Consiglio di Stato, Sez. IV, Sent. 30.06.2023 n. 6387
Secondo i principi enunciati dalla Adunanza plenaria il termine ragionevole per l’adozione dell’annullamento d’ufficio decorre soltanto dalla scoperta dei fatti e delle circostanze posti a fondamento dell’atto di ritiro.
L’Adunanza plenaria del Consiglio di Stato ha precisato che l’erronea prospettazione, da parte del privato, delle circostanze in fatto e in diritto poste a fondamento dell’atto illegittimo a lui favorevole non consente di configurare una posizione di affidamento legittimo, con la conseguenza che l’onere motivazionale gravante sull’amministrazione potrà dirsi soddisfatto attraverso il documentato richiamo alla erroneità non veritiera prospettazione di parte.

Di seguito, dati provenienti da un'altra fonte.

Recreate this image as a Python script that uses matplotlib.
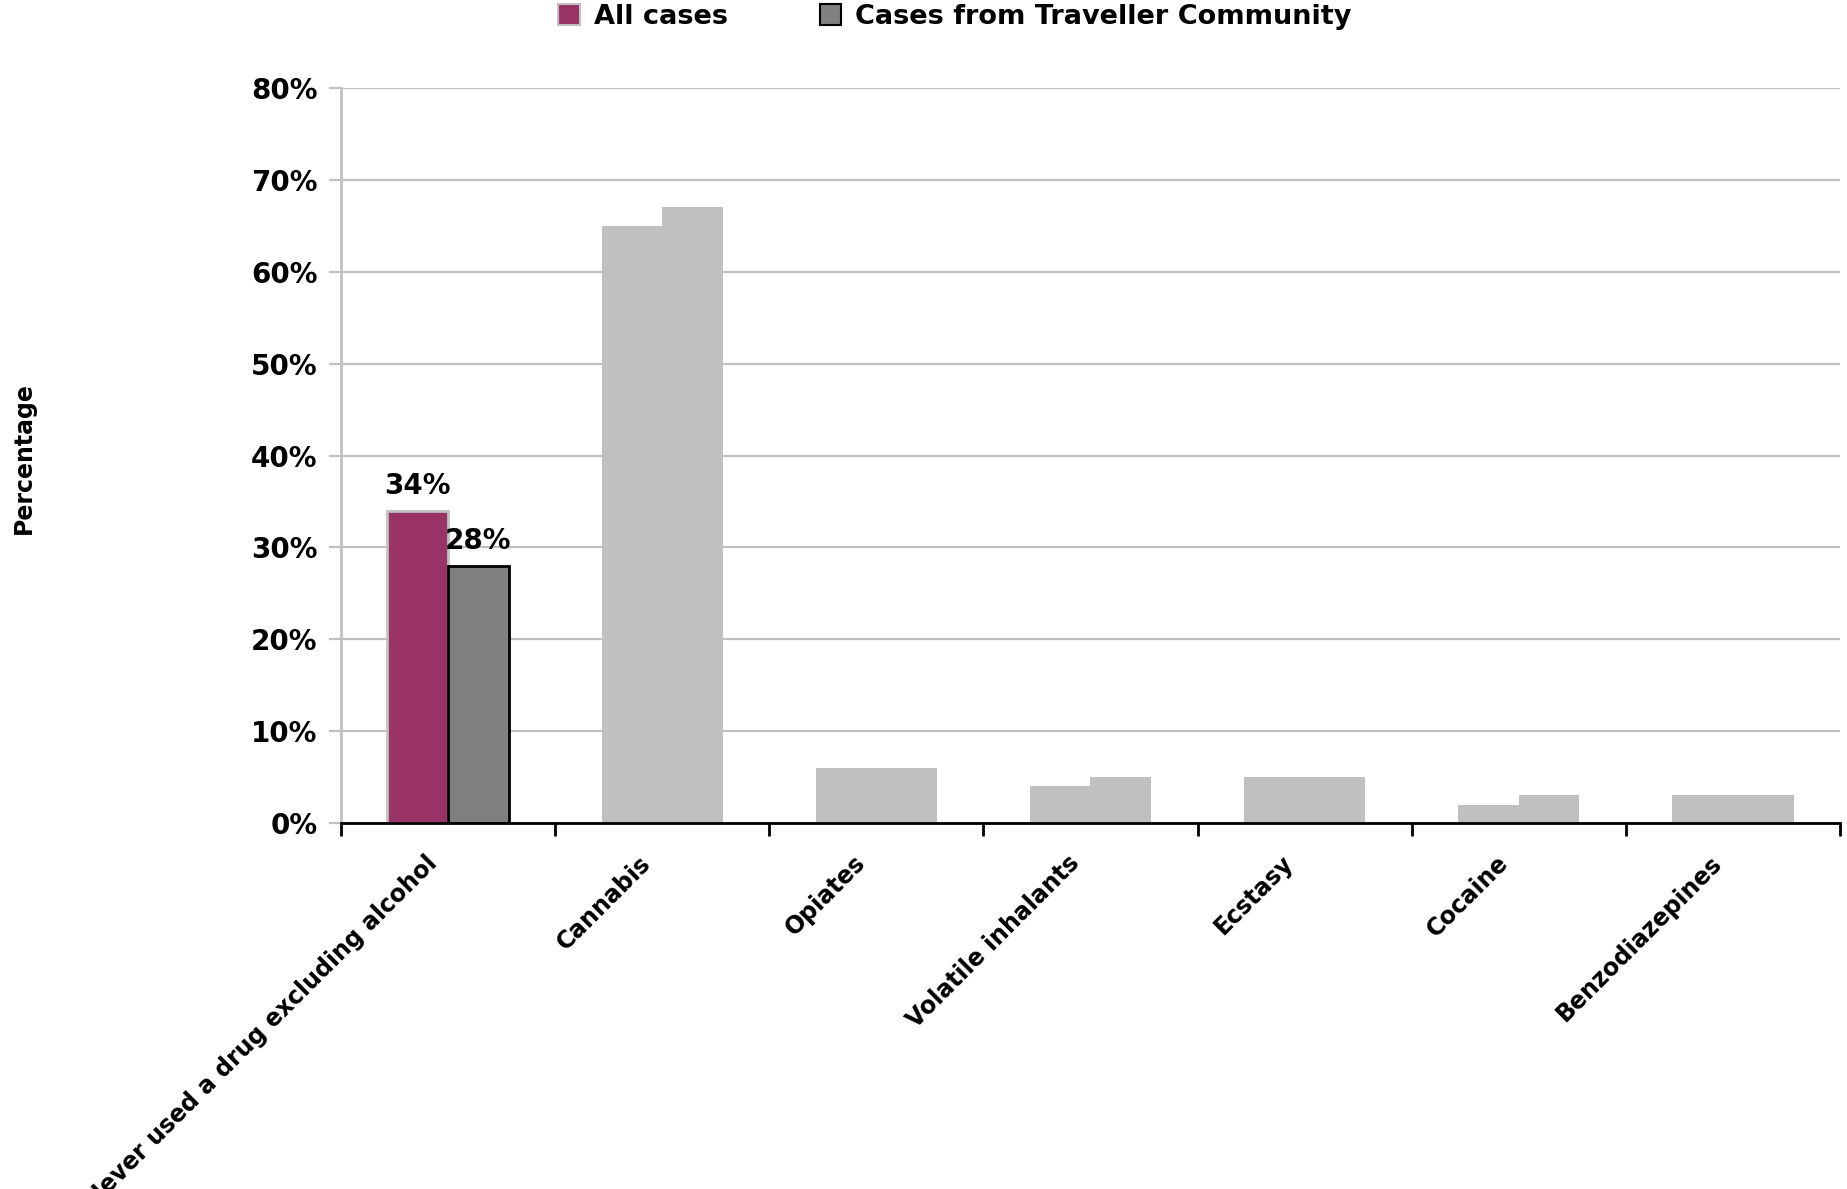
import numpy as np
import matplotlib
matplotlib.use("Agg")
import matplotlib.pyplot as plt
from matplotlib.patches import Patch
from matplotlib.ticker import PercentFormatter
import matplotlib.transforms as mtransforms

categories = ["Never used a drug excluding alcohol", "Cannabis", "Opiates",
              "Volatile inhalants", "Ecstasy", "Cocaine", "Benzodiazepines"]
all_cases = [34, 65, 6, 4, 5, 2, 3]
traveller = [28, 67, 6, 5, 5, 3, 3]
labelled = 0   # only the first group carries colours and value labels

plt.rcParams["font.family"] = ["DejaVu Sans"]
plt.rcParams["font.weight"] = "bold"

fig = plt.figure(figsize=(18.47, 11.89), dpi=100)
ax = fig.add_axes([0.1846, 0.3078, 0.8116, 0.6182])

x = np.arange(len(categories))
w = 0.283
grey = "#c0c0c0"
c_all = [("#993366" if i == labelled else grey) for i in range(len(categories))]
c_trav = [("#808080" if i == labelled else grey) for i in range(len(categories))]
e_all = [(grey if i == labelled else "none") for i in range(len(categories))]
e_trav = [("black" if i == labelled else "none") for i in range(len(categories))]

ax.bar(x - w / 2, np.array(all_cases) / 100, w, color=c_all, edgecolor=e_all, linewidth=2, zorder=3)
ax.bar(x + w / 2, np.array(traveller) / 100, w, color=c_trav, edgecolor=e_trav, linewidth=2, zorder=3)

ax.text(x[labelled] - w / 2, all_cases[labelled] / 100 + 0.012, f"{all_cases[labelled]}%",
        ha="center", va="bottom", fontsize=20, fontweight="bold", zorder=4)
ax.text(x[labelled] + w / 2, traveller[labelled] / 100 + 0.012, f"{traveller[labelled]}%",
        ha="center", va="bottom", fontsize=20, fontweight="bold", zorder=4)

ax.set_xlim(-0.5, len(categories) - 0.5)
ax.set_ylim(0, 0.8)
ax.set_yticks(np.arange(0, 0.81, 0.1))
ax.yaxis.set_major_formatter(PercentFormatter(1.0, decimals=0))
ax.grid(axis="y", color=grey, linewidth=1.6, zorder=0)

for s in ["top", "right"]:
    ax.spines[s].set_visible(False)
ax.spines["left"].set_color(grey)
ax.spines["left"].set_linewidth(2)
ax.spines["bottom"].set_color("black")
ax.spines["bottom"].set_linewidth(2)
ax.spines["bottom"].set_zorder(5)

ax.tick_params(axis="y", colors=grey, length=9, width=1.6, labelcolor="black", labelsize=20, pad=8)
ax.set_xticks(x)
ax.set_xticks(np.arange(-0.5, len(categories)), minor=True)
ax.tick_params(axis="x", which="major", length=0, labelsize=17, pad=20)
ax.tick_params(axis="x", which="minor", length=9, width=2, color="black")
ax.set_xticklabels(categories, rotation=45, ha="right", rotation_mode="anchor")
offset = mtransforms.ScaledTranslation(-0.23, 0, fig.dpi_scale_trans)
for lbl in ax.get_xticklabels():
    lbl.set_transform(lbl.get_transform() + offset)

fig.text(0.013, 0.615, "Percentage", rotation=90, ha="center", va="center",
         fontsize=17, fontweight="bold")

handles = [Patch(facecolor="#993366", edgecolor=grey, linewidth=1.5),
           Patch(facecolor="#808080", edgecolor="black", linewidth=1.5)]
fig.legend(handles, ["All cases", "Cases from Traveller Community"], loc="center",
           bbox_to_anchor=(0.517, 0.986), ncol=2, frameon=False, handlelength=0.8,
           handleheight=0.8, handletextpad=0.5, columnspacing=3.4,
           prop={"weight": "bold", "size": 19.5})

fig.savefig("out.png", dpi=100)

Costituisce ius receptum nella giurisprudenza amministrativa il principio secondo il quale la prova delle dimensioni (consistenza) di un manufatto, la prova della esistenza o inesistenza di un rudere, la prova della data di costruzione e così via, grava su colui che attiva il procedimento di rilascio del titolo e poi agisce in giudizio, specie se si tratta di demo ricostruzione.
Questa sezione ritiene di confermare il proprio consolidato orientamento giurisprudenziale, secondo il quale, quando un titolo abilitativo sia stato ottenuto dall’interessato in base ad una falsa o comunque erronea rappresentazione della realtà sia consentito all’amministrazione di esercitare il proprio potere di autotutela, ritirando l’atto stesso, senza necessità di esternare alcuna particolare ragione di pubblico interesse, che, in tale ipotesi, deve ritenersi sussistente in re ipsa.